Second, when conditions L, N, E are not met, it often means there is a shortcoming in our model. For example, it may be the case that using only a single explanatory variable is insufficient, as we did with “beauty” score. We may need to incorporate more explanatory variables in a multiple regression model as we did in Chapter 6.

In our case, the best we can do is view the results suggested by our confidence intervals and hypothesis tests as preliminary. While a preliminary analysis suggests that there is a significant relationship between teaching and “beauty” scores, further investigation is warranted; in particular, by improving the preliminary score ~ bty_avg model so that the four conditions are met. When the four conditions are roughly met, then we can put more faith into our confidence intervals and $$p$$-values.

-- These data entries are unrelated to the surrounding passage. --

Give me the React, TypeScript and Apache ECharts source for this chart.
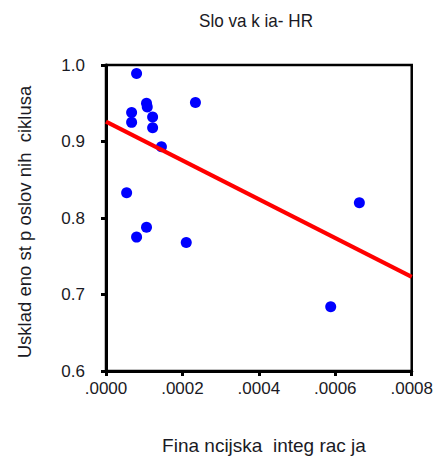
import React, { useEffect, useRef } from "react";
import * as echarts from "echarts";

const titleText = "Slo va k ia- HR";
const xAxisName = "Fina ncijska  integ rac ja";
const yAxisName = "Usklad eno st p oslov nih  ciklusa";

const finIntegration = [
  0.00008, 0.000067, 0.000067, 0.000106, 0.000108, 0.000122, 0.000122, 0.000145,
  0.000234, 0.000054, 0.00008, 0.000106, 0.00021, 0.000588, 0.000663,
];
const cycleSync = [
  0.989, 0.938, 0.925, 0.95, 0.945, 0.932, 0.918, 0.893,
  0.951, 0.833, 0.775, 0.788, 0.768, 0.684, 0.82,
];
const fitX = [0, 0.0008];
const fitY = [0.926, 0.723];

const FONT = "Liberation Sans, Arial, sans-serif";
const TEXT_COLOR = "#1a1a24";

export default function App() {
  const ref = useRef<HTMLDivElement>(null);
  useEffect(() => {
    if (!ref.current) return;
    const chart = echarts.init(ref.current, undefined, { renderer: "svg" });
    const points = finIntegration.map((x, i) => [x, cycleSync[i]]);
    const fit = fitX.map((x, i) => [x, fitY[i]]);
    chart.setOption({
      animation: false,
      backgroundColor: "#ffffff",
      grid: {
        left: 106,
        top: 65,
        right: 21,
        bottom: 89,
        show: true,
        borderColor: "#000",
        borderWidth: 2.5,
        backgroundColor: "transparent",
      },
      graphic: [
        {
          type: "text",
          x: 256,
          y: 21,
          scaleX: 0.95,
          style: {
            text: titleText,
            font: `18px ${FONT}`,
            fill: TEXT_COLOR,
            align: "center",
            verticalAlign: "middle",
          },
        },
        {
          type: "text",
          x: 264,
          y: 445,
          style: {
            text: xAxisName,
            font: `19px ${FONT}`,
            fill: TEXT_COLOR,
            align: "center",
            verticalAlign: "middle",
          },
        },
        {
          type: "text",
          x: 24,
          y: 222,
          rotation: Math.PI / 2,
          style: {
            text: yAxisName,
            font: `18.5px ${FONT}`,
            fill: TEXT_COLOR,
            align: "center",
            verticalAlign: "middle",
          },
        },
      ],
      xAxis: {
        type: "value",
        min: 0,
        max: 0.0008,
        interval: 0.0002,
        splitLine: { show: false },
        axisLine: { show: true, lineStyle: { color: "#000", width: 3 } },
        axisTick: { show: true, inside: false, length: 5, lineStyle: { color: "#000", width: 3 } },
        axisLabel: {
          margin: 9,
          fontSize: 17,
          fontFamily: FONT,
          color: TEXT_COLOR,
          formatter: (v: number) => v.toFixed(4).replace(/^0\./, "."),
        },
      },
      yAxis: {
        type: "value",
        min: 0.6,
        max: 1.0,
        interval: 0.1,
        splitLine: { show: false },
        axisLine: { show: true, lineStyle: { color: "#000", width: 3 } },
        axisTick: { show: true, inside: false, length: 5, lineStyle: { color: "#000", width: 3 } },
        axisLabel: {
          margin: 21,
          fontSize: 17,
          fontFamily: FONT,
          color: TEXT_COLOR,
          formatter: (v: number) => v.toFixed(1),
        },
      },
      series: [
        {
          type: "scatter",
          data: points,
          symbol: "circle",
          symbolSize: 11,
          itemStyle: { color: "#0000ff", opacity: 1 },
          z: 2,
        },
        {
          type: "line",
          data: fit,
          symbol: "none",
          lineStyle: { color: "#ff0000", width: 4 },
          z: 3,
        },
      ],
    });
    return () => chart.dispose();
  }, []);
  return <div ref={ref} style={{ width: 436, height: 460, position: "absolute", left: 0, top: 0 }} />;
}
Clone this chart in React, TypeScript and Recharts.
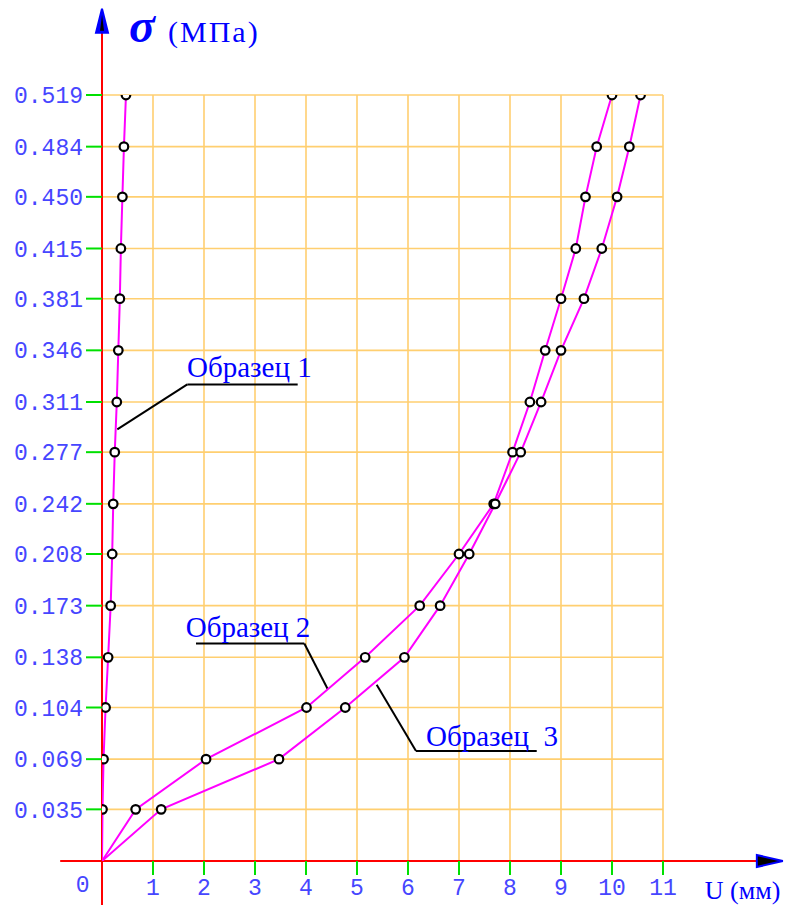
import React from "react";
import { LineChart, Line, XAxis, YAxis, CartesianGrid, ReferenceLine, ReferenceDot } from "recharts";

// stress levels (MPa) at which displacement was measured
const stressLevels = [0, 0.035, 0.069, 0.104, 0.138, 0.173, 0.208, 0.242, 0.277, 0.311, 0.346, 0.381, 0.415, 0.450, 0.484, 0.519];
// displacement U (mm) per sample
const sample1U = [0, 0.01, 0.03, 0.07, 0.12, 0.17, 0.2, 0.22, 0.25, 0.29, 0.32, 0.35, 0.37, 0.4, 0.43, 0.47];
const sample2U = [0, 0.66, 2.04, 4.01, 5.16, 6.23, 7.0, 7.68, 8.05, 8.39, 8.69, 9.0, 9.29, 9.48, 9.7, 10.0];
const sample3U = [0, 1.16, 3.47, 4.77, 5.93, 6.63, 7.2, 7.71, 8.21, 8.61, 9.0, 9.45, 9.8, 10.1, 10.34, 10.56];

const xTicks = [1, 2, 3, 4, 5, 6, 7, 8, 9, 10, 11];
const yTicks = stressLevels.slice(1);

// annotation leaders (data units)
const leader1 = [{ x: 0.3, y: 0.2924 }, { x: 1.673, y: 0.3229 }, { x: 3.837, y: 0.3229 }];
const leader2 = [{ x: 1.843, y: 0.1474 }, { x: 3.967, y: 0.1474 }, { x: 4.425, y: 0.1165 }];
const leader3 = [{ x: 5.386, y: 0.1194 }, { x: 6.157, y: 0.0746 }, { x: 8.524, y: 0.0746 }];
const labels = [
  { x: 1.667, y: 0.3277, text: "Образец 1" },
  { x: 1.641, y: 0.152, text: "Образец 2" },
  { x: 6.353, y: 0.078, text: "Образец\u00a0\u00a03" },
];

const zip = (us: number[]) => us.map((u, i) => ({ x: u, y: stressLevels[i] }));
const s1 = zip(sample1U);
const s2 = zip(sample2U);
const s3 = zip(sample3U);

const MAG = "#ff00ff";
const BLUE = "#0000ff";
const TICKBLUE = "#4646ff";
const MONO = "'Liberation Mono', 'Courier New', monospace";

const renderDot = (p: any) => {
  if (p.index === 0) return <g key={`d-${p.index}`} />;
  return <circle key={`d-${p.index}`} cx={p.cx} cy={p.cy} r={4.3} fill="#fff" stroke="#000" strokeWidth={2.2} />;
};

const XArrow = (p: any) => (
  <g>
    <line x1={p.x1} y1={p.y1} x2={p.x2 - 24} y2={p.y2} stroke="#ff0000" strokeWidth={2} />
    <polygon points={`${p.x2},${p.y2} ${p.x2 - 26},${p.y2 - 6} ${p.x2 - 26},${p.y2 + 6}`} fill="#000" stroke={BLUE} strokeWidth={2} />
  </g>
);
const YArrow = (p: any) => (
  <g>
    <line x1={p.x1} y1={p.y1} x2={p.x2} y2={p.y2 + 22} stroke="#ff0000" strokeWidth={2} />
    <polygon points={`${p.x2},${p.y2} ${p.x2 - 6},${p.y2 + 24} ${p.x2 + 6},${p.y2 + 24}`} fill={BLUE} stroke={BLUE} strokeWidth={2} />
    <polygon points={`${p.x2},${p.y2 + 6} ${p.x2 - 2},${p.y2 + 22} ${p.x2 + 2},${p.y2 + 22}`} fill="#000" />
  </g>
);
const Seg = (p: any) => <line x1={p.x1} y1={p.y1} x2={p.x2} y2={p.y2} stroke="#000" strokeWidth={2} />;

const textShape = (content: React.ReactNode, extra: any = {}) => (p: any) => (
  <text x={p.cx} y={p.cy} fill={BLUE} fontFamily="'Liberation Serif', 'Times New Roman', serif" fontSize={29} {...extra}>
    {content}
  </text>
);

export default function App() {
  const leaders = [leader1, leader2, leader3];
  return (
    <div style={{ position: "absolute", left: 0, top: 0, width: 787, height: 905, background: "#fff" }}>
      <LineChart width={787} height={905} margin={{ top: 95, right: 124, bottom: 14, left: 42 }}>
        <CartesianGrid stroke="#ffcf70" strokeWidth={1.6} />
        <XAxis
          type="number"
          dataKey="x"
          domain={[0, 11]}
          ticks={xTicks}
          allowDataOverflow
          axisLine={false}
          tickSize={14}
          tickMargin={4}
          tickLine={{ stroke: "#00e000", strokeWidth: 2 }}
          tick={{ fill: TICKBLUE, fontSize: 23, fontFamily: MONO }}
          height={30}
        />
        <YAxis
          type="number"
          dataKey="y"
          domain={[0, 0.519]}
          ticks={yTicks}
          allowDataOverflow
          axisLine={false}
          tickSize={16}
          tickMargin={3}
          tickFormatter={(v: number) => v.toFixed(3)}
          tickLine={{ stroke: "#00e000", strokeWidth: 2 }}
          tick={{ fill: TICKBLUE, fontSize: 23, fontFamily: MONO }}
          width={60}
        />
        <ReferenceLine segment={[{ x: -0.82, y: 0 }, { x: 13.35, y: 0 }]} ifOverflow="visible" shape={XArrow} />
        <ReferenceLine segment={[{ x: 0, y: -0.04 }, { x: 0, y: 0.5774 }]} ifOverflow="visible" shape={YArrow} />
        {leaders.map((l, i) => (
          <ReferenceLine key={`la${i}`} segment={[l[0], l[1]]} ifOverflow="visible" shape={Seg} />
        ))}
        {leaders.map((l, i) => (
          <ReferenceLine key={`lb${i}`} segment={[l[1], l[2]]} ifOverflow="visible" shape={Seg} />
        ))}
        <Line data={s1} dataKey="y" type="linear" stroke={MAG} strokeWidth={2} dot={renderDot} isAnimationActive={false} />
        <Line data={s2} dataKey="y" type="linear" stroke={MAG} strokeWidth={2} dot={renderDot} isAnimationActive={false} />
        <Line data={s3} dataKey="y" type="linear" stroke={MAG} strokeWidth={2} dot={renderDot} isAnimationActive={false} />
        {labels.map((l, i) => (
          <ReferenceDot key={`t${i}`} x={l.x} y={l.y} r={0} ifOverflow="visible" shape={textShape(l.text)} />
        ))}
        <ReferenceDot x={0.53} y={0.555} r={0} ifOverflow="visible"
          shape={textShape("σ", { fontSize: 48, fontWeight: "bold", fontStyle: "italic" })} />
        <ReferenceDot x={1.294} y={0.555} r={0} ifOverflow="visible"
          shape={textShape("(МПа)", { fontSize: 30, letterSpacing: 2 })} />
        <ReferenceDot x={11.82} y={-0.0258} r={0} ifOverflow="visible"
          shape={textShape("U (мм)", { fontSize: 26 })} />
        <ReferenceDot x={-0.38} y={-0.021} r={0} ifOverflow="visible"
          shape={textShape("0", { fontSize: 23, fill: TICKBLUE, textAnchor: "middle", fontFamily: MONO })} />
      </LineChart>
    </div>
  );
}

The conditions for inference in regression problems are a key part of regression analysis that are of vital importance to the processes of constructing confidence intervals and conducting hypothesis tests. However, it is often the case with regression analysis in the real world that not all the conditions are completely met. Furthermore, as you saw, there is a level of subjectivity in the residual analyses to verify the L, N, and E conditions. So what can you do? We as authors advocate for transparency in communicating all results. This lets the stakeholders of any analysis know about a model’s shortcomings or whether the model is “good enough.” So while this checking of assumptions has lead to some fuzzy “it depends” results, we decided as authors to show you these scenarios to help prepare you for difficult statistical decisions you may need to make down the road.

Learning check

(LC10.1) Continuing with our regression using age as the explanatory variable and teaching score as the outcome variable.

• Use the get_regression_points() function to get the observed values, fitted values, and residuals for all 463 instructors.
• Perform a residual analysis and look for any systematic patterns in the residuals. Ideally, there should be little to no pattern but comment on what you find here.